Code that draws figures:
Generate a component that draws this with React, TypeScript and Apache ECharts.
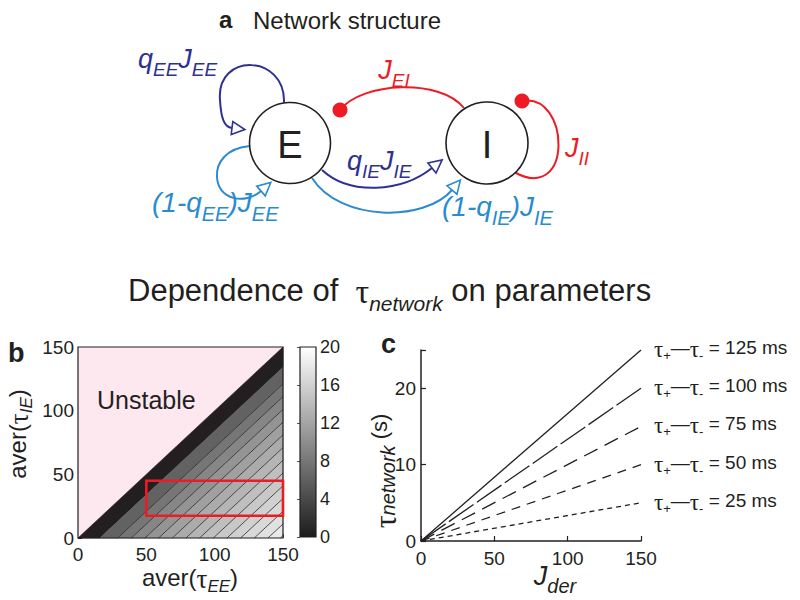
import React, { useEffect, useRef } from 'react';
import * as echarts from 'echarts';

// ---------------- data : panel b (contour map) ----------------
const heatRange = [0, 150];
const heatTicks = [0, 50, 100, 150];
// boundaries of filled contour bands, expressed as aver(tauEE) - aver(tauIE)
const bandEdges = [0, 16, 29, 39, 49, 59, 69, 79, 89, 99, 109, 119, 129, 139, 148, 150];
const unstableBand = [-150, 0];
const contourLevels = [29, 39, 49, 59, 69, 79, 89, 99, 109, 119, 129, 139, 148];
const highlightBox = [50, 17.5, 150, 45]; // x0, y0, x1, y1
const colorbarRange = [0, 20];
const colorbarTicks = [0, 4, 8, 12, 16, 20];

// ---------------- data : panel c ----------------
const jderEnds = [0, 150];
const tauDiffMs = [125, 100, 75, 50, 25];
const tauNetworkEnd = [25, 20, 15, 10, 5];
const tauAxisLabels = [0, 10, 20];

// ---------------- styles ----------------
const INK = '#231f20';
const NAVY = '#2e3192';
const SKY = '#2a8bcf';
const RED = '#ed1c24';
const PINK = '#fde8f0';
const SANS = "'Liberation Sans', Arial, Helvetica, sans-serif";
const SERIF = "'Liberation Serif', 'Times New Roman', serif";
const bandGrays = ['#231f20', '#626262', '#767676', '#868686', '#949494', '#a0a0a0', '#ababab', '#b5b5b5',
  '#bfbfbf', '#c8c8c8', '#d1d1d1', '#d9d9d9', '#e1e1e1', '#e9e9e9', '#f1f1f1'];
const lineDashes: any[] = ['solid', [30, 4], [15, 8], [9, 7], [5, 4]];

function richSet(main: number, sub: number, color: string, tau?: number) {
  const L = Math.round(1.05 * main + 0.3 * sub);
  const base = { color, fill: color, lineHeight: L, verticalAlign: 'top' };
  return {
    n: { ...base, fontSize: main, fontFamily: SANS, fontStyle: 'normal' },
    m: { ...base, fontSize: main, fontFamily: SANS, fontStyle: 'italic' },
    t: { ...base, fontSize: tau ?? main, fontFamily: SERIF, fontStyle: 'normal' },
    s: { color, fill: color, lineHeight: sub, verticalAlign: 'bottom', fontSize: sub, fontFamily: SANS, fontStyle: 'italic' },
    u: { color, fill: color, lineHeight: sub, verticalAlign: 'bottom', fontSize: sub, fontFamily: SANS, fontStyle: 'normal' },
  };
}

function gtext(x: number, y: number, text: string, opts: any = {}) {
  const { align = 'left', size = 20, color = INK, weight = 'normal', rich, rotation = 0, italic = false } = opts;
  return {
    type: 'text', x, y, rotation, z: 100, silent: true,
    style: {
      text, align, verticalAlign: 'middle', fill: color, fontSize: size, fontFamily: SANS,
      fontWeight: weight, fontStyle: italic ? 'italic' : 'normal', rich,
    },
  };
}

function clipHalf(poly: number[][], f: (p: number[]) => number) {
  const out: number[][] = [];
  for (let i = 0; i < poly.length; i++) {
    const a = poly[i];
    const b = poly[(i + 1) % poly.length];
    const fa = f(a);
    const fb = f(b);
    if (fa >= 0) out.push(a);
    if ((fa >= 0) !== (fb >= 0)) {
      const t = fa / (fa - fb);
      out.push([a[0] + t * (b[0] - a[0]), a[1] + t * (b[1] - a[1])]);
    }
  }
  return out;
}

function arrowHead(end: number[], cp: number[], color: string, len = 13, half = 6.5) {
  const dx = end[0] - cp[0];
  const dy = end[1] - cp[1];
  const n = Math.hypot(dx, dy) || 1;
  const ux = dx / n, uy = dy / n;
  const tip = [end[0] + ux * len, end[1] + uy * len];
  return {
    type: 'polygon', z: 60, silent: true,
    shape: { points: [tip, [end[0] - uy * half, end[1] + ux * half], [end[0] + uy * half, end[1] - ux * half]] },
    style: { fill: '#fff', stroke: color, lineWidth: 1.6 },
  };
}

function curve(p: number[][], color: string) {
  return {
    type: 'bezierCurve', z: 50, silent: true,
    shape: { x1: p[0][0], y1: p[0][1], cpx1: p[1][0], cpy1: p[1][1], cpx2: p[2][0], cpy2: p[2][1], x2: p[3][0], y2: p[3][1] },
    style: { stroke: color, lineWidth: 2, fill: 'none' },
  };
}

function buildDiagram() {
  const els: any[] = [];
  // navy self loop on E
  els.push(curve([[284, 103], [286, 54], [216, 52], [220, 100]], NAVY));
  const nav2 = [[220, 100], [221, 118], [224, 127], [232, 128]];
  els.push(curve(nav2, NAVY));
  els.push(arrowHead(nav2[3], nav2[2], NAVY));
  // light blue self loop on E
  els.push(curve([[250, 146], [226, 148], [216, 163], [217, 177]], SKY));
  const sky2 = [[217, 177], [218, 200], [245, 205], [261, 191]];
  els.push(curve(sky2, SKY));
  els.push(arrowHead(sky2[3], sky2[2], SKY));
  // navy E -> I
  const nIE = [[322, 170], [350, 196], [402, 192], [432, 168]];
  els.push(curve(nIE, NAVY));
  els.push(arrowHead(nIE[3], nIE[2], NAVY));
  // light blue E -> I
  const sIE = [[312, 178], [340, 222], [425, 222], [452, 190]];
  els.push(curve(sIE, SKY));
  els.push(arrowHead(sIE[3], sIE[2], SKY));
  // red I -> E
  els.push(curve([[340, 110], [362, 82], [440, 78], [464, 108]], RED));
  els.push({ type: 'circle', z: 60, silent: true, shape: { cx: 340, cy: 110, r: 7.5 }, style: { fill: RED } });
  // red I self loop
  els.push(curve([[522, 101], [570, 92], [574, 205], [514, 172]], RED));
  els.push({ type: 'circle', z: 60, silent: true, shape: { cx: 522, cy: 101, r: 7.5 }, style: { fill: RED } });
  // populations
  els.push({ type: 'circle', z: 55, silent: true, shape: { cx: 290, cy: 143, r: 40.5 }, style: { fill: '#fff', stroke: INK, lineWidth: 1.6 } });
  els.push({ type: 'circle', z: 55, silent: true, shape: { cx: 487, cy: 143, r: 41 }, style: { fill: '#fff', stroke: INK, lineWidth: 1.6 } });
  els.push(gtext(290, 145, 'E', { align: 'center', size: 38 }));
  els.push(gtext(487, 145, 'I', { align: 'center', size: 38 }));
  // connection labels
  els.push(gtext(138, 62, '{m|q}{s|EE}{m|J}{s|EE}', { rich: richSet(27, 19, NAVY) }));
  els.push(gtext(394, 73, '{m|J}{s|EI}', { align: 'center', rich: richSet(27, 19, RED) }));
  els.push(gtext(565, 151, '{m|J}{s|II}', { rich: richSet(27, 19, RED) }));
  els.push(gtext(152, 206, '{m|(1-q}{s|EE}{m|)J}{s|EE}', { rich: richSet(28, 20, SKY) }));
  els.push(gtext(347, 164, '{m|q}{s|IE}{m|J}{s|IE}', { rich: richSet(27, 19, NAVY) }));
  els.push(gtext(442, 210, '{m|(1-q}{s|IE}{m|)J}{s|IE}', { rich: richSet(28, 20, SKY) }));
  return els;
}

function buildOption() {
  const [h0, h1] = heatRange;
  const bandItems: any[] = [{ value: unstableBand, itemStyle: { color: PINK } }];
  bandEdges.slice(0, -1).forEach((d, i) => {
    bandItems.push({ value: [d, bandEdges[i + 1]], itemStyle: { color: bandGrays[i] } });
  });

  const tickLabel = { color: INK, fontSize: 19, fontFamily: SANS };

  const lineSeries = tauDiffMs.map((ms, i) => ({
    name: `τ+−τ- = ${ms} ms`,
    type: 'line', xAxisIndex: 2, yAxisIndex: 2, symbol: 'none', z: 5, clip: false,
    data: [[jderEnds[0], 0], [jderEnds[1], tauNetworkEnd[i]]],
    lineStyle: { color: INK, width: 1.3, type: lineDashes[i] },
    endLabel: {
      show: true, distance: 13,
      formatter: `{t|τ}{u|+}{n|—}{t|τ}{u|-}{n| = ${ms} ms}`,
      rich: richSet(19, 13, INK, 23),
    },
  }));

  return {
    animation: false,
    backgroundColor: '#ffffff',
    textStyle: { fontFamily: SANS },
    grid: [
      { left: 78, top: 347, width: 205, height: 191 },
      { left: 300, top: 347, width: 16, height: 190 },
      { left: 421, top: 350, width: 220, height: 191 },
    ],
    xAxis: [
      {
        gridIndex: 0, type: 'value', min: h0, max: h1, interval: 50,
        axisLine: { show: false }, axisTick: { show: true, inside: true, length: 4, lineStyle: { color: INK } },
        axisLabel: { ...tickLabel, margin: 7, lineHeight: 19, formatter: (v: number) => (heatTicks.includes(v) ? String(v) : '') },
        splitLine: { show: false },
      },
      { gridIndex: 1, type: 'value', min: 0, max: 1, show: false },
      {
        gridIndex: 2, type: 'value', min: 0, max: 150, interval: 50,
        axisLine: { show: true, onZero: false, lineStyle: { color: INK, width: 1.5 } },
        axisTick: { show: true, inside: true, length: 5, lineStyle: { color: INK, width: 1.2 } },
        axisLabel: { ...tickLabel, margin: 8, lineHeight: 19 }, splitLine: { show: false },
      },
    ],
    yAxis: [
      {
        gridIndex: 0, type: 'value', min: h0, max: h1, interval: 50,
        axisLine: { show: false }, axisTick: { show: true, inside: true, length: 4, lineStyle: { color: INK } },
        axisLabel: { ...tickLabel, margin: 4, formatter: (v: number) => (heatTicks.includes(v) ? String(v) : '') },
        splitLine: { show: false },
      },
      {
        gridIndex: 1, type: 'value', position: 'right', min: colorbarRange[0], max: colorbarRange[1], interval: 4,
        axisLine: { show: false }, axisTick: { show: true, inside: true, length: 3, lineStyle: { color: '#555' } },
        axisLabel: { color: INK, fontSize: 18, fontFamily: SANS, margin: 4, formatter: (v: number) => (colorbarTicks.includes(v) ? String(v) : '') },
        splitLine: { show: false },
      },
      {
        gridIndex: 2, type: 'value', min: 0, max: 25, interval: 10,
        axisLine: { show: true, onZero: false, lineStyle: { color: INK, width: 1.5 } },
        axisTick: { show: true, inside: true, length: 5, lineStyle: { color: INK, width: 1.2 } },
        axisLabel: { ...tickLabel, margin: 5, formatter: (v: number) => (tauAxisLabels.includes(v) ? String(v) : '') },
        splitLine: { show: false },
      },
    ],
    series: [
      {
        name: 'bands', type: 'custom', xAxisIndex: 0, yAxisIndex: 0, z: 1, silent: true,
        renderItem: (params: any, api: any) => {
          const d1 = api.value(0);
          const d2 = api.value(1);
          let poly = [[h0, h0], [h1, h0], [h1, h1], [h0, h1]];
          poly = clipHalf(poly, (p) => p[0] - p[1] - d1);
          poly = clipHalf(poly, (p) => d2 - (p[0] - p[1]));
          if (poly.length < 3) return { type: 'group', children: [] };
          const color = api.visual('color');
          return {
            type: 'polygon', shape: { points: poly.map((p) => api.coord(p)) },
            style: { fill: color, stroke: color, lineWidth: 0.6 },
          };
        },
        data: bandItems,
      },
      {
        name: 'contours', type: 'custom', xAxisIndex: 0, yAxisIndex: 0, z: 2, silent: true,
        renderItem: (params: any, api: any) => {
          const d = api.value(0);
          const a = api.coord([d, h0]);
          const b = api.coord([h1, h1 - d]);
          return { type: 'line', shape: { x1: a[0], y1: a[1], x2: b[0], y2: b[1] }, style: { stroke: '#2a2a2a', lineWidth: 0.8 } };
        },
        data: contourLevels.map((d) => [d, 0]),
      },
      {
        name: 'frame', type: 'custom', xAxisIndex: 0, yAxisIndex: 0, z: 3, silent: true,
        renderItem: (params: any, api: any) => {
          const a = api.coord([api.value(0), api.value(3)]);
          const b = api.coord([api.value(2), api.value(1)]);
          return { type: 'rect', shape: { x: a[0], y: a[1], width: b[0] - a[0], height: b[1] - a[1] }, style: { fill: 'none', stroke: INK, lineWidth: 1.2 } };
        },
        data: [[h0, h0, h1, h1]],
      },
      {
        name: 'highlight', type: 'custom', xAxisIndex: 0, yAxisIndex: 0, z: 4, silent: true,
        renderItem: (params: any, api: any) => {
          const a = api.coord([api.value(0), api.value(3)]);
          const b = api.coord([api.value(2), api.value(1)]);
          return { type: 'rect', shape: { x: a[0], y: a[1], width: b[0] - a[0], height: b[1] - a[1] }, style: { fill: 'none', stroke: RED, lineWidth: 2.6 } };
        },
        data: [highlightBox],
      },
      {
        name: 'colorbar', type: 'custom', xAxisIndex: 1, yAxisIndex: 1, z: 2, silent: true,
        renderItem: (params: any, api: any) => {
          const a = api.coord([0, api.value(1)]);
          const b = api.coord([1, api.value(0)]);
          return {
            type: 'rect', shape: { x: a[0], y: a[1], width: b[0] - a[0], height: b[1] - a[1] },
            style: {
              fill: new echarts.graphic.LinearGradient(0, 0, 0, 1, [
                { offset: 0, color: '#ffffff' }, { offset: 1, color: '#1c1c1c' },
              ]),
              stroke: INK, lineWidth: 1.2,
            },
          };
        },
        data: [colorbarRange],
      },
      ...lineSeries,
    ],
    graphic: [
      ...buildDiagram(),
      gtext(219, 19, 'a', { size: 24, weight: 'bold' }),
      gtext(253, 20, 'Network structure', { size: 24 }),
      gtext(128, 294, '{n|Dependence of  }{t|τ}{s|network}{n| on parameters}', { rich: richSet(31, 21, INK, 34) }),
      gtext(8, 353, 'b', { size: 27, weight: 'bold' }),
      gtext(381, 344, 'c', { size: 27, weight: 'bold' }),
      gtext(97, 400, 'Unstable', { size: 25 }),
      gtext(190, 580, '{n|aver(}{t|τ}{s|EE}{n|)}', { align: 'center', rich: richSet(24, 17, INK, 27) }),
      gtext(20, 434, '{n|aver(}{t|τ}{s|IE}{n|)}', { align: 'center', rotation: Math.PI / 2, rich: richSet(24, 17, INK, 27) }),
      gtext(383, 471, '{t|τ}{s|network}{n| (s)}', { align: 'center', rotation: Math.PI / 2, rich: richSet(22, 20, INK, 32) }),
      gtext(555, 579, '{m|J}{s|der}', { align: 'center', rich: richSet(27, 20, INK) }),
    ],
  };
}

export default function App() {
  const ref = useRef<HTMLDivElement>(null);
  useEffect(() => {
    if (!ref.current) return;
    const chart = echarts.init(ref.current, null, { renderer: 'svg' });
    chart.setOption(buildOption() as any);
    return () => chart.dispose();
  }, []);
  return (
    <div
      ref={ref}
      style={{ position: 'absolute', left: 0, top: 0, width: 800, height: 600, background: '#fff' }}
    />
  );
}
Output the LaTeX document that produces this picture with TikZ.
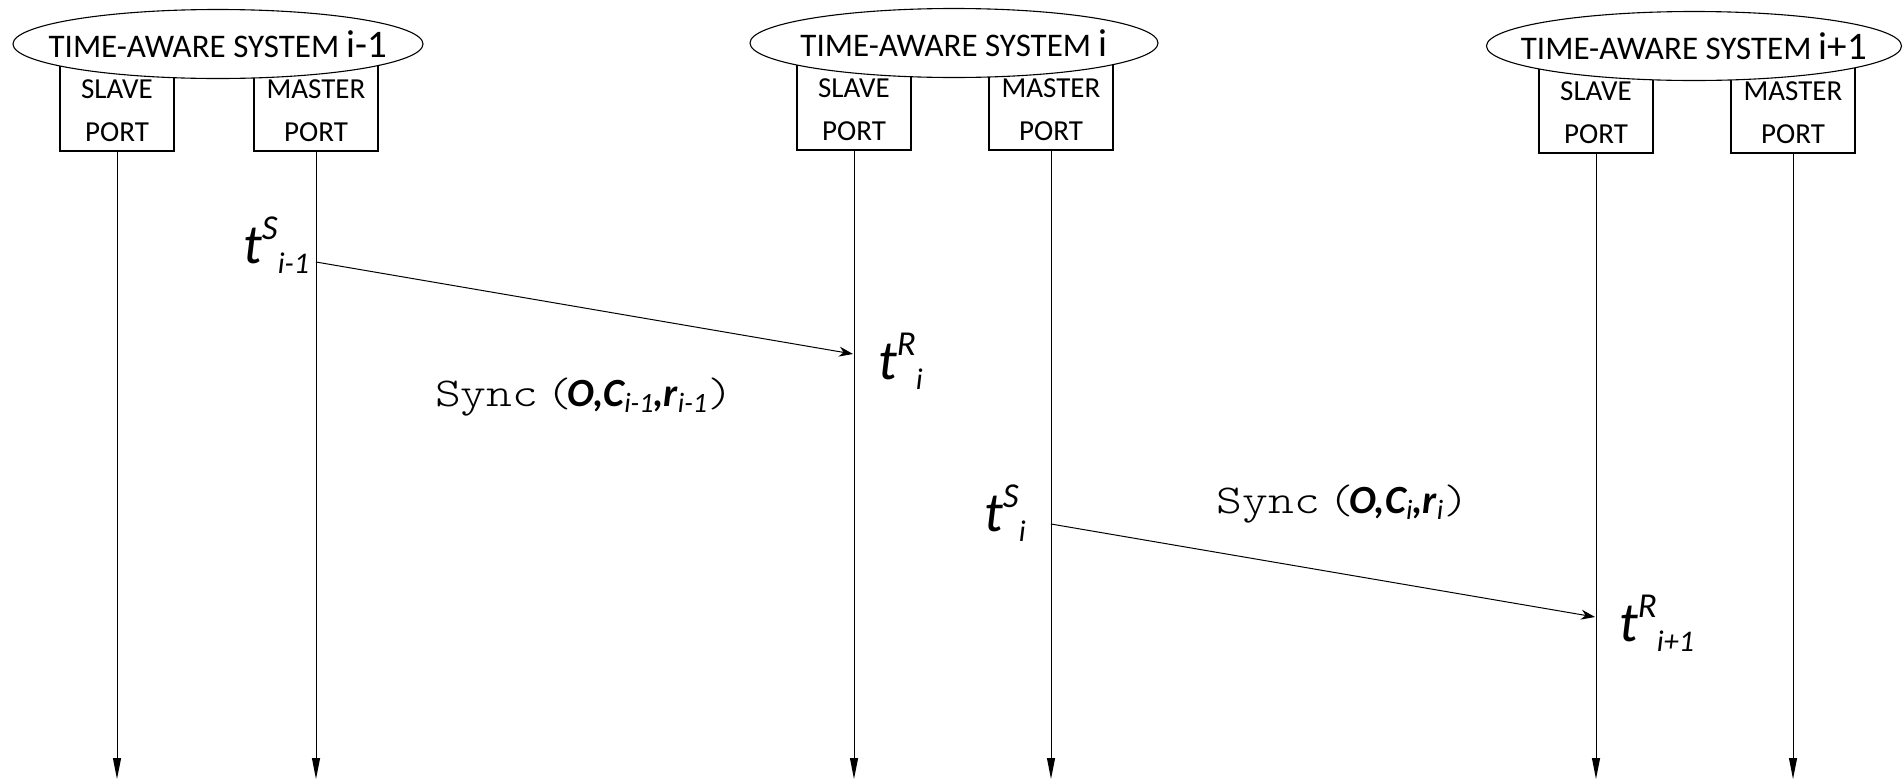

Goal. Write out again exactly the lines from the start of the data above through the line containing "const colorbarTicks = [0, 4, 8, 12, 16, 20];", inclusive, excluding any pictures.

Exercise output.
Generate a component that draws this with React, TypeScript and Apache ECharts.
import React, { useEffect, useRef } from 'react';
import * as echarts from 'echarts';

// ---------------- data : panel b (contour map) ----------------
const heatRange = [0, 150];
const heatTicks = [0, 50, 100, 150];
// boundaries of filled contour bands, expressed as aver(tauEE) - aver(tauIE)
const bandEdges = [0, 16, 29, 39, 49, 59, 69, 79, 89, 99, 109, 119, 129, 139, 148, 150];
const unstableBand = [-150, 0];
const contourLevels = [29, 39, 49, 59, 69, 79, 89, 99, 109, 119, 129, 139, 148];
const highlightBox = [50, 17.5, 150, 45]; // x0, y0, x1, y1
const colorbarRange = [0, 20];
const colorbarTicks = [0, 4, 8, 12, 16, 20];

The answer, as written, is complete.